The eight watershed states and the federal government belong to the Ohio River Sanitation Commission. ORSANCO sets uniform pollution standards for the 1,000-mile river, from Pittsburgh to the Mississippi.

On Thursday, commissioners will vote on a plan to scrap their rules and allow state and federal standards to take precedence. Gail Hesse, director of the Great Lakes Water Program at the National Wildlife Federation, said that would have a big impact on communities.

"In cities like Cincinnati, they've just made an enormous investment in their waterfront properties,” Hesse said. “And turning the clock back - Ohio could have one set of standards for its section of the river, but just across the river on the other side, Kentucky could have a completely different set of standards - is a bad idea."

Those in favor of the proposed change say each of the states has its own water quality standards, making ORSANCO redundant. The Ohio River is the source of drinking water for 5 million people.

Angie Rosser, executive director with the West Virginia Rivers Coalition is also a member of ORSANCO's Watershed Organization Advisory Committee. She said ORSANCO was created specifically because someone needed to oversee pollution controls for the entire river system.

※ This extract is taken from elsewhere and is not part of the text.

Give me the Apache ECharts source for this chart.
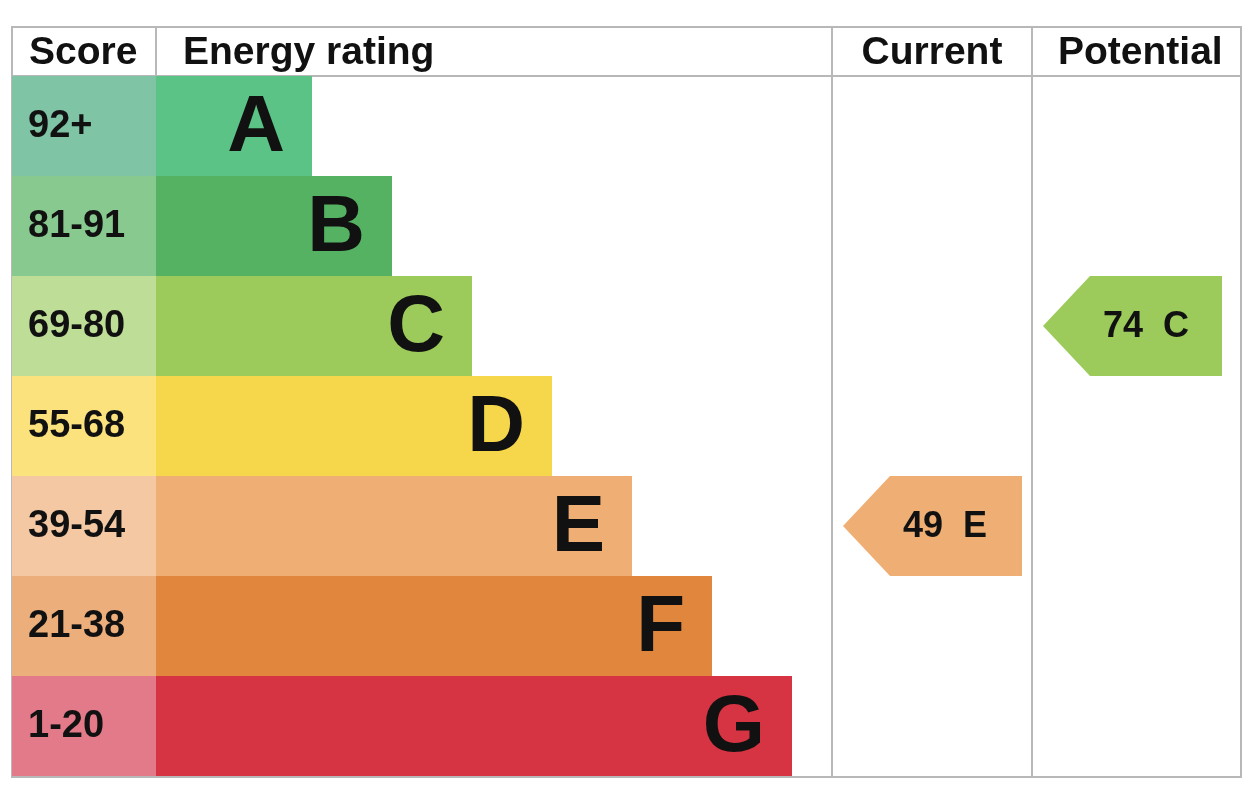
<!DOCTYPE html>
<html>
<head>
<meta charset="utf-8">
<script src="https://cdn.jsdelivr.net/npm/echarts@6/dist/echarts.min.js"></script>
<style>
  html, body { margin: 0; padding: 0; background: #fff; }
  #main { width: 1259px; height: 791px; }
</style>
</head>
<body>
<div id="main"></div>
<script>
// bands top to bottom
var bands = ['A', 'B', 'C', 'D', 'E', 'F', 'G'];
var scoreRanges = ['92+', '81-91', '69-80', '55-68', '39-54', '21-38', '1-20'];
var barSteps = [1, 2, 3, 4, 5, 6, 7];
var currentRating = { score: 49, band: 'E' };
var potentialRating = { score: 74, band: 'C' };
var headers = ['Score', 'Energy rating', 'Current', 'Potential'];

// colours
var barColors = ['#5ac385', '#55b262', '#9ccb5b', '#f6d64a', '#efae73', '#e0863d', '#d63443'];
var cellColors = ['#7fc4a4', '#87c98f', '#bedd96', '#fbe27d', '#f4c8a2', '#ecae7b', '#e37a8a'];
var LINE = '#b8b8b8';
var FONT = '"Liberation Sans", Arial, sans-serif';

// layout (grid units = px inside grid)
var scoreW = 144, barBase = 76, barStep = 80;
var curCol = 820, potCol = 1020;

var chart = echarts.init(document.getElementById('main'));

function txt(text, x, y, size, align) {
  return {
    type: 'text',
    style: {
      text: text, x: x, y: y,
      font: 'bold ' + size + 'px ' + FONT,
      fill: '#111',
      align: align, textAlign: align,
      verticalAlign: 'middle', textVerticalAlign: 'middle'
    }
  };
}

//色带
function renderBand(params, api) {
  var i = api.value(1);
  var h = api.size([0, 1])[1];
  var p0 = api.coord([0, i]);
  var p1 = api.coord([scoreW, i]);
  var p2 = api.coord([api.value(0), i]);
  var top = p0[1] - h / 2;
  return {
    type: 'group',
    children: [
      { type: 'rect', shape: { x: p0[0], y: top, width: p1[0] - p0[0], height: h }, style: { fill: cellColors[i] } },
      { type: 'rect', shape: { x: p1[0], y: top, width: p2[0] - p1[0], height: h }, style: { fill: barColors[i] } },
      txt(scoreRanges[i], p0[0] + 16, p0[1] + 1, 38, 'left'),
      txt(bands[i], p2[0] - 27, p0[1] + 3, 80, 'right')
    ]
  };
}

//箭头
function arrowRenderer(col) {
  return function (params, api) {
    var i = api.value(1);
    var h = api.size([0, 1])[1];
    var tip = api.coord([col + 11, i]);
    var x1 = api.coord([col + 58, i])[0];
    var x2 = api.coord([col + 190, i])[0];
    var top = tip[1] - h / 2, bot = tip[1] + h / 2;
    return {
      type: 'group',
      children: [
        { type: 'polygon', shape: { points: [[tip[0], tip[1]], [x1, top], [x2, top], [x2, bot], [x1, bot]] },
          style: { fill: barColors[i] } },
        txt(api.value(0) + '  ' + bands[i], api.coord([col + 71, i])[0], tip[1] + 1, 36, 'left')
      ]
    };
  };
}

var option = {
  animation: false,
  grid: { left: 12, right: 18, top: 76, bottom: 15 },
  xAxis: { type: 'value', min: 0, max: 1229, show: false },
  yAxis: { type: 'category', data: bands, inverse: true, show: false },
  series: [
    {
      type: 'custom', name: 'rating', renderItem: renderBand,
      data: bands.map(function (b, i) { return [scoreW + barBase + barStep * barSteps[i], i]; })
    },
    {
      type: 'custom', name: 'Current', renderItem: arrowRenderer(curCol),
      data: [[currentRating.score, bands.indexOf(currentRating.band)]]
    },
    {
      type: 'custom', name: 'Potential', renderItem: arrowRenderer(potCol),
      data: [[potentialRating.score, bands.indexOf(potentialRating.band)]]
    }
  ],
  graphic: [
    { type: 'rect', shape: { x: 12, y: 27, width: 1229, height: 750 }, style: { fill: null, stroke: LINE, lineWidth: 2 } },
    { type: 'line', shape: { x1: 12, y1: 76, x2: 1241, y2: 76 }, style: { stroke: LINE, lineWidth: 2 } },
    { type: 'line', shape: { x1: 156, y1: 27, x2: 156, y2: 777 }, style: { stroke: LINE, lineWidth: 2 } },
    { type: 'line', shape: { x1: 832, y1: 27, x2: 832, y2: 777 }, style: { stroke: LINE, lineWidth: 2 } },
    { type: 'line', shape: { x1: 1032, y1: 27, x2: 1032, y2: 777 }, style: { stroke: LINE, lineWidth: 2 } },
    txt(headers[0], 29, 53, 39, 'left'),
    txt(headers[1], 183, 53, 39, 'left'),
    txt(headers[2], 932, 53, 39, 'center'),
    txt(headers[3], 1058, 53, 39, 'left')
  ]
};
chart.setOption(option);
</script>
</body>
</html>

She added the plan to end that oversight is very unpopular, judging from public comments.

"Hundreds and hundreds of comments, and just a handful supporting the change,” Rosser said. “There are facilities, industrial facilities up and down the river, being able to discharge higher levels of pollution, relieving them of treatment costs."

Those in favor of keeping the rules as they are say ORSANCO helps the member states - where environmental agencies are often understaffed - by assessing pollution risks and setting control standards. And individual states may be unprepared to take over those jobs.